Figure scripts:
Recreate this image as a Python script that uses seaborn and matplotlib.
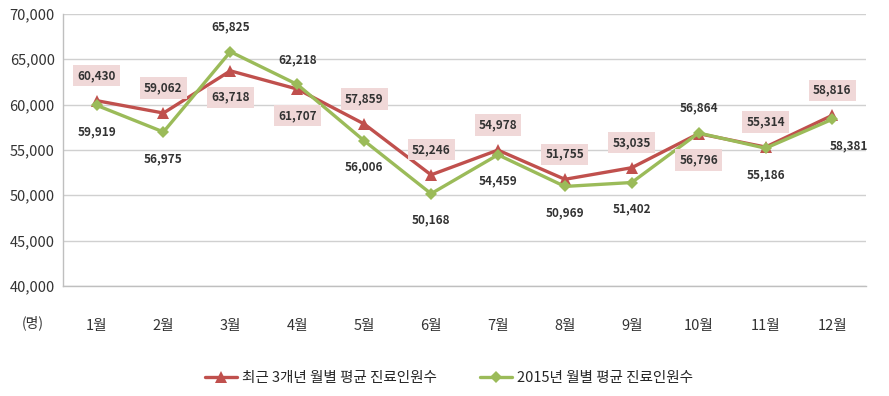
import matplotlib
matplotlib.use("Agg")
import matplotlib.pyplot as plt
import seaborn as sns
import pandas as pd

months = ["1월", "2월", "3월", "4월", "5월", "6월", "7월", "8월", "9월", "10월", "11월", "12월"]
avg3y = [60430, 59062, 63718, 61707, 57859, 52246, 54978, 51755, 53035, 56796, 55314, 58816]
y2015 = [59919, 56975, 65825, 62218, 56006, 50168, 54459, 50969, 51402, 56864, 55186, 58381]
name_avg = "최근 3개년 월별 평균 진료인원수"
name_2015 = "2015년 월별 평균 진료인원수"
# label placement: +1 above, -1 below
pos_avg = [1, 1, -1, -1, 1, 1, 1, 1, 1, -1, 1, 1]
pos_2015 = [-1, -1, 1, 1, -1, -1, -1, -1, -1, 1, -1, -1]

sns.set_theme(style="white")
plt.rcParams['font.family'] = ['Noto Sans CJK KR', 'DejaVu Sans']

RED = "#c0504d"
GREEN = "#9bbb59"

fig = plt.figure(figsize=(8.89, 3.96), dpi=100)
ax = fig.add_axes([0.071, 0.278, 0.903, 0.687])

df = pd.DataFrame({"월": months * 2,
                   "값": avg3y + y2015,
                   "계열": [name_avg] * 12 + [name_2015] * 12})

sns.lineplot(data=df, x="월", y="값", hue="계열", style="계열",
             palette={name_avg: RED, name_2015: GREEN},
             markers={name_avg: "^", name_2015: "D"},
             dashes=False, sort=False, linewidth=2.4, markersize=8,
             markeredgewidth=0, ax=ax)
for ln in ax.lines:
    if ln.get_marker() == "D":
        ln.set_markersize(6.5)

def off(p):
    return 18 * p if p > 0 else 19 * p

for i, (v, p) in enumerate(zip(avg3y, pos_avg)):
    ax.annotate(f"{v:,}", (i, v), xytext=(0, off(p)), textcoords="offset points",
                ha="center", va="center", fontsize=8.5, color="#333333",
                fontweight="bold",
                bbox=dict(boxstyle="square,pad=0.35", fc="#f0d8d8", ec="none"))
for i, (v, p) in enumerate(zip(y2015, pos_2015)):
    dx = 12 if i == 11 else 0
    ax.annotate(f"{v:,}", (i, v), xytext=(dx, off(p)), textcoords="offset points",
                ha="center", va="center", fontsize=8.5, color="#333333",
                fontweight="bold")

ax.set_ylim(40000, 70000)
ax.set_xlim(-0.5, 11.5)
ax.set_yticks(range(40000, 70001, 5000))
ax.set_yticklabels([f"{t:,}" for t in range(40000, 70001, 5000)],
                   fontsize=10.5, color="#333333")
ax.set_xticks(range(12))
ax.set_xticklabels(months, fontsize=10.5, color="#333333")
ax.set_xticks([k - 0.5 for k in range(13)], minor=True)
ax.tick_params(axis="x", which="major", length=0, pad=24)
ax.tick_params(axis="x", which="minor", length=4, color="#bfbfbf", direction="out")
ax.tick_params(axis="y", length=0, pad=6)
ax.set_xlabel("")
ax.set_ylabel("")
ax.grid(axis="y", color="#d0d0d0", linewidth=1)
ax.grid(axis="x", visible=False)
for s in ["top", "right"]:
    ax.spines[s].set_visible(False)
for s in ["left", "bottom"]:
    ax.spines[s].set_color("#bfbfbf")
    ax.spines[s].set_linewidth(1)

fig.text(0.025, 0.185, "(명)", fontsize=10, color="#333333", ha="left", va="center")

ax.get_legend().remove()
handles, labels = ax.get_legend_handles_labels()
fig.legend(handles, labels, loc="center", bbox_to_anchor=(0.505, 0.045), ncol=2,
           frameon=False, fontsize=10.5, handlelength=2.2, columnspacing=3,
           handletextpad=0.3)

fig.savefig("out.png", dpi=100)
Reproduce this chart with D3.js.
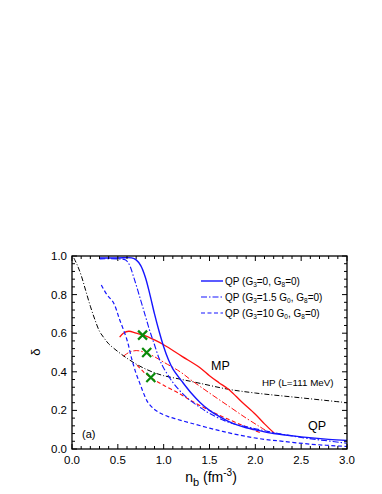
<!DOCTYPE html>
<html><head><meta charset="utf-8">
<script src="https://cdn.jsdelivr.net/npm/d3@7"></script>
<style>body{margin:0;background:#fff}svg{display:block}text{font-family:"Liberation Sans",Arial,sans-serif}</style>
</head><body><svg id="c" width="382" height="494"></svg>
<script>
// Data (n_b in fm^-3, delta)
const qpSolid = [[0.30,0.99],[0.5,0.99],[0.65,0.99],[0.70,0.98],[0.75,0.95],[0.80,0.89],[0.85,0.80],[0.90,0.70],[0.95,0.61],[1.0,0.53],[1.05,0.465],[1.1,0.415],[1.2,0.35],[1.3,0.29],[1.4,0.24],[1.5,0.20],[1.6,0.17],[1.7,0.145],[1.8,0.125],[1.9,0.11],[2.0,0.10],[2.2,0.08],[2.5,0.063],[2.8,0.05],[3.0,0.044]];
const qpDashDot = [[0.30,0.985],[0.5,0.985],[0.58,0.98],[0.62,0.96],[0.68,0.88],[0.75,0.77],[0.80,0.69],[0.85,0.61],[0.90,0.54],[0.95,0.47],[1.0,0.42],[1.1,0.345],[1.2,0.29],[1.3,0.248],[1.4,0.215],[1.5,0.185],[1.7,0.14],[2.0,0.105],[2.2,0.085],[2.5,0.06],[3.0,0.03]];
const qpDashed = [[0.32,0.85],[0.38,0.80],[0.45,0.76],[0.52,0.67],[0.60,0.565],[0.65,0.47],[0.70,0.39],[0.74,0.34],[0.78,0.29],[0.83,0.24],[0.90,0.205],[0.96,0.187],[1.05,0.168],[1.14,0.155],[1.29,0.135],[1.5,0.108],[1.7,0.085],[1.9,0.065],[2.1,0.05],[2.3,0.04],[2.6,0.025],[3.0,0.013]];
const mpSolid = [[0.52,0.58],[0.56,0.60],[0.62,0.61],[0.70,0.60],[0.78,0.59],[0.9,0.565],[1.0,0.54],[1.2,0.48],[1.4,0.42],[1.5,0.38],[1.6,0.345],[1.72,0.305],[1.85,0.245],[2.0,0.18],[2.1,0.13],[2.21,0.08]];
const mpDashDot = [[0.56,0.48],[0.62,0.50],[0.70,0.51],[0.80,0.50],[0.9,0.478],[1.0,0.45],[1.18,0.40],[1.3,0.357],[1.5,0.29],[1.7,0.225],[1.9,0.16],[2.05,0.115],[2.15,0.085]];
const mpDashed = [[0.71,0.435],[0.78,0.40],[0.86,0.37],[1.0,0.33],[1.18,0.285],[1.3,0.25],[1.5,0.20],[1.7,0.155],[1.9,0.115],[2.05,0.085]];
const hp = [[0.02,0.99],[0.06,0.95],[0.1,0.90],[0.15,0.82],[0.2,0.74],[0.25,0.67],[0.3,0.61],[0.35,0.575],[0.4,0.545],[0.5,0.505],[0.6,0.47],[0.7,0.44],[0.8,0.415],[0.9,0.395],[1.0,0.38],[1.2,0.36],[1.4,0.34],[1.7,0.31],[2.0,0.29],[2.5,0.265],[3.0,0.24]];
const crosses = [[0.77,0.59],[0.815,0.50],[0.86,0.37]];
const xTicks = [0.0,0.5,1.0,1.5,2.0,2.5,3.0];
const yTicks = [0.0,0.2,0.4,0.6,0.8,1.0];
const legendLabels = [["QP (G","3","=0, G","8","=0)"],["QP (G","3","=1.5 G","0",", G","8","=0)"],["QP (G","3","=10 G","0",", G","8","=0)"]];

const svg = d3.select("#c");
const L=72,R=347,T=256,B=449;
const x = d3.scaleLinear().domain([0,3]).range([L,R]);
const y = d3.scaleLinear().domain([0,1]).range([B,T]);
const lineC = d3.line().x(d=>x(d[0])).y(d=>y(d[1])).curve(d3.curveCatmullRom);

const blue="#1515ff", red="#ff1010";
function draw(data, color, w, dash){
  svg.append("path").attr("d",lineC(data)).attr("fill","none").attr("stroke",color)
    .attr("stroke-width",w).attr("stroke-dasharray",dash||null);
}
const DD="6,2,1.5,2", DA="4,2.5";
draw(hp,"#000",1,"5,2,1,2");
draw(mpSolid,red,1.3);
draw(mpDashDot,red,1,DD);
draw(mpDashed,red,1.1,DA);
draw(qpSolid,blue,1.4);
draw(qpDashDot,blue,1.1,DD);
draw(qpDashed,blue,1.2,DA);

// crosses
crosses.forEach(c=>{
  const cx=x(c[0]), cy=y(c[1]), s=4.5;
  svg.append("path").attr("d",`M${cx-s},${cy-s}L${cx+s},${cy+s}M${cx-s},${cy+s}L${cx+s},${cy-s}`)
    .attr("stroke","#0a8a0a").attr("stroke-width",2.2).attr("fill","none");
});

// frame
svg.append("rect").attr("x",L).attr("y",T).attr("width",R-L).attr("height",B-T)
  .attr("fill","none").attr("stroke","#000").attr("stroke-width",1.3);

// ticks
const g = svg.append("g").attr("stroke","#000").attr("stroke-width",1);
d3.range(0,3.0001,0.1).forEach(v=>{
  const major = Math.abs(v*2-Math.round(v*2))<1e-6;
  const len = major?5:3;
  g.append("line").attr("x1",x(v)).attr("x2",x(v)).attr("y1",B).attr("y2",B-len);
  g.append("line").attr("x1",x(v)).attr("x2",x(v)).attr("y1",T).attr("y2",T+len);
});
d3.range(0,1.0001,0.04).forEach(v=>{
  const major = Math.abs(v*5-Math.round(v*5))<1e-6;
  const len = major?5:3;
  g.append("line").attr("y1",y(v)).attr("y2",y(v)).attr("x1",L).attr("x2",L+len);
  g.append("line").attr("y1",y(v)).attr("y2",y(v)).attr("x1",R).attr("x2",R-len);
});
xTicks.forEach(v=>svg.append("text").attr("x",x(v)).attr("y",B+15).attr("text-anchor","middle")
  .attr("font-size",11.5).text(v.toFixed(1)));
yTicks.forEach(v=>svg.append("text").attr("x",L-5).attr("y",y(v)+4).attr("text-anchor","end")
  .attr("font-size",11.5).text(v.toFixed(1)));

// axis labels
const xl = svg.append("text").attr("x",211).attr("y",482).attr("text-anchor","middle").attr("font-size",14);
xl.append("tspan").text("n");
xl.append("tspan").attr("font-size",11).attr("dy",4).text("b");
xl.append("tspan").attr("dy",-4).text(" (fm");
xl.append("tspan").attr("font-size",10).attr("dy",-6).text("-3");
xl.append("tspan").attr("dy",6).text(")");
svg.append("text").attr("transform","translate(40,352) rotate(-90)").attr("text-anchor","middle")
  .attr("font-size",13).text("δ");

// legend
const styles=[[1.4,null],[1.1,DD],[1.2,DA]];
legendLabels.forEach((parts,i)=>{
  const yy=281+i*16;
  svg.append("line").attr("x1",201).attr("x2",223).attr("y1",yy).attr("y2",yy)
    .attr("stroke",blue).attr("stroke-width",styles[i][0]).attr("stroke-dasharray",styles[i][1]);
  const t=svg.append("text").attr("x",225).attr("y",yy+3.5).attr("font-size",10);
  parts.forEach((p,j)=>{
    if(j%2===1) t.append("tspan").attr("font-size",6.5).attr("dy",2.5).text(p);
    else t.append("tspan").attr("dy",j===0?0:-2.5).text(p);
  });
});

// annotations
svg.append("text").attr("x",211).attr("y",370).attr("font-size",12.5).text("MP");
svg.append("text").attr("x",262).attr("y",386).attr("font-size",9.8).text("HP (L=111 MeV)");
svg.append("text").attr("x",308).attr("y",430).attr("font-size",12.5).text("QP");
svg.append("text").attr("x",82).attr("y",438).attr("font-size",11).text("(a)");
</script></body></html>
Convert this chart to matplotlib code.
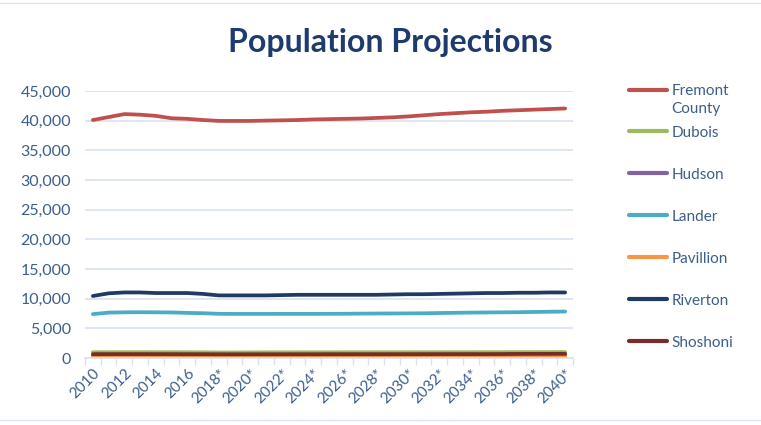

[TASK INSTRUCTIONS] Set down again, exactly, the lines of the material above from its first line to the one with "-1, -1, 1, -1, -1]", inclusive. Leave the pictures out.

[SOLVED PROBLEM]
Recreate this image as a Python script that uses seaborn and matplotlib.
import matplotlib
matplotlib.use("Agg")
import matplotlib.pyplot as plt
import seaborn as sns
import pandas as pd

months = ["1월", "2월", "3월", "4월", "5월", "6월", "7월", "8월", "9월", "10월", "11월", "12월"]
avg3y = [60430, 59062, 63718, 61707, 57859, 52246, 54978, 51755, 53035, 56796, 55314, 58816]
y2015 = [59919, 56975, 65825, 62218, 56006, 50168, 54459, 50969, 51402, 56864, 55186, 58381]
name_avg = "최근 3개년 월별 평균 진료인원수"
name_2015 = "2015년 월별 평균 진료인원수"
# label placement: +1 above, -1 below
pos_avg = [1, 1, -1, -1, 1, 1, 1, 1, 1, -1, 1, 1]
pos_2015 = [-1, -1, 1, 1, -1, -1, -1, -1, -1, 1, -1, -1]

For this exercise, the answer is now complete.